AIB in exclusive talks to buy back Goodbody Stockbrokers
Bank preferred bidder for brokerage it sold after taxpayer bailout
Goodbody Stockbroker boss Roy Barrett
AIB is in exclusive talks to buy back Goodbody Stockbrokers for a multiple of the €24 million it was forced to sell the firm for a decade ago under a restructuring tied to its taxpayer bailout, The Irish Times has established.
Top management at the brokerage and wealth management firm and Kerry-based financial services group Fexco, which acquired control of Goodbody from AIB in early 2011, picked the bank as preferred bidder for the business this week, according to sources.
The period of exclusivity in which an agreement must be reached runs until the end of December.

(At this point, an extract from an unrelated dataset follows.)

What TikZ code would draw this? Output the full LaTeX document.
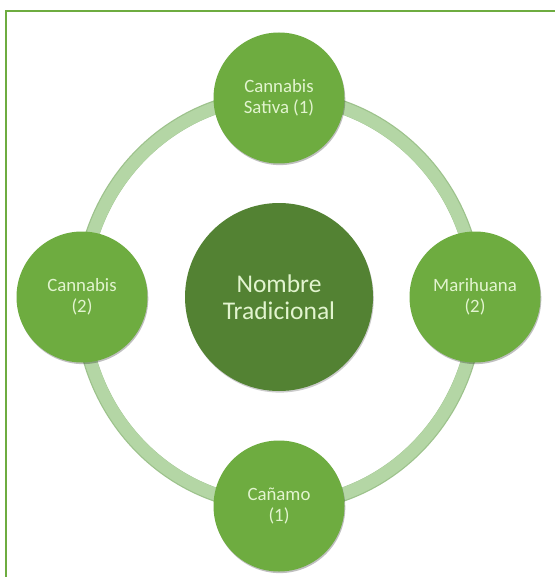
\documentclass[tikz,border=0pt]{standalone}
\usepackage{fontspec}
\setmainfont{Carlito}
\usepackage{tikz}
\usetikzlibrary{shadows,positioning}
\definecolor{verdeclaro}{HTML}{6EAC40}
\definecolor{verdeoscuro}{HTML}{538233}
\definecolor{verdeanillo}{HTML}{B4D6A5}
\definecolor{bordeanillo}{HTML}{9DC28C}
\definecolor{verdetexto}{HTML}{E2F4CF}

\begin{document}
\begin{tikzpicture}[x=1pt,y=-1pt,auto,semithick]
  \tikzstyle{petalo}=[circle,fill=verdeclaro,draw=none,minimum size=131pt,inner sep=0pt,
                      align=center,text=verdetexto,font=\fontsize{18.8}{21.5}\selectfont,
                      drop shadow={shadow xshift=0.8pt,shadow yshift=-1.6pt,opacity=0.25,fill=black}]
  \tikzstyle{centro}=[circle,fill=verdeoscuro,draw=none,minimum size=188pt,inner sep=0pt,
                      align=center,text=verdetexto,font=\fontsize{25.5}{26.5}\selectfont,
                      drop shadow={shadow xshift=0.8pt,shadow yshift=-1.6pt,opacity=0.2,fill=black}]
  \tikzstyle{anillo}=[line width=12.5pt,draw=verdeanillo]

  \useasboundingbox (0,0) rectangle (555,577);
  \fill[white] (0,0) rectangle (555,577);
  \draw[verdeclaro,line width=2.4pt] (6,577) -- (6,11) -- (555,11);

  % anillo de fondo
  \coordinate (eje) at (279,301);
  \draw[line width=14pt,draw=bordeanillo] (eje) ellipse [x radius=197.5pt, y radius=204.5pt];
  \draw[anillo] (eje) ellipse [x radius=197pt, y radius=204pt];

  \node[centro] (nombre) at (279,297) {Nombre\\Tradicional};
  \node[petalo] (sativa)    [above of=nombre,node distance=199pt] {Cannabis\\Sativa (1)};
  \node[petalo] (canamo)    [below of=nombre,node distance=209pt] {Cañamo\\(1)};
  \node[petalo] (cannabis)  [left of=nombre,node distance=197pt]  {Cannabis\\(2)};
  \node[petalo] (marihuana) [right of=nombre,node distance=196pt] {Marihuana\\(2)};
\end{tikzpicture}
\end{document}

Goodbody’s larger rival Davy is also said to be interested in a tie-up, in the event the current talks fail.
AIB’s chief executive, Colin Hunt, served as chief economist at Goodbody between 1998 and 2004.
Spokesmen for AIB, Goodbody, Fexco and Davy declined to comment. Fexco owns 51 per cent of Goodbody and management and senior staff own the remainder.
Goodbody has seen two planned €150 million-plus takeover deals with separate Chinese buyers collapse in the past 22 months. The latest, with Bank of China, fell through in July as regulators in Beijing delayed signing off on the transaction.
The price of those collapsed deals also covered the €45 million that Goodbody received in cash in 2018 when the Irish Stock Exchange, in which it had a 27 per cent stake, was taken over by pan-European exchange operator Euronext.
While sources declined to be drawn on the value of the current deal under negotiation, industry observers said it is likely to be a significant discount to what the Chinese suitors were willing to pay.
Potential stumbling block
A potential major stumbling block standing in the way of a deal with AIB is the fact that the 71 per cent State-owned bank is not allowed to pay bonuses. Variable pay is a big part of remuneration in stockbroking and wealth management businesses; it is used to attract and retain staff but also rein in costs during bad years in a highly cyclical industry.
AIB, which received a €20.8 billion bailout during the last financial crisis, was required under a relationship agreement with the Department of Finance to secure ministerial approval for deals of more than €100 million before it returned to the main Dublin and London stock markets in 2017. It is now only obliged to consult the Minister for Finance.
AIB had to sell a host of assets, including Goodbody Stockbrokers, its former Polish banking unit Bank Zachodni and a minority stake in US lender M&T Bank Corporation, under an EU restructuring plan tied to its government bailout during the crisis. The sales were already completed by the time Brussels approved the final plan in 2014.
While Goodbody, led by long-standing managing director Roy Barrett, had a large degree of autonomy under its previous ownership by AIB, it is understood the bank has plans to integrate it more into the AIB group should a deal go through.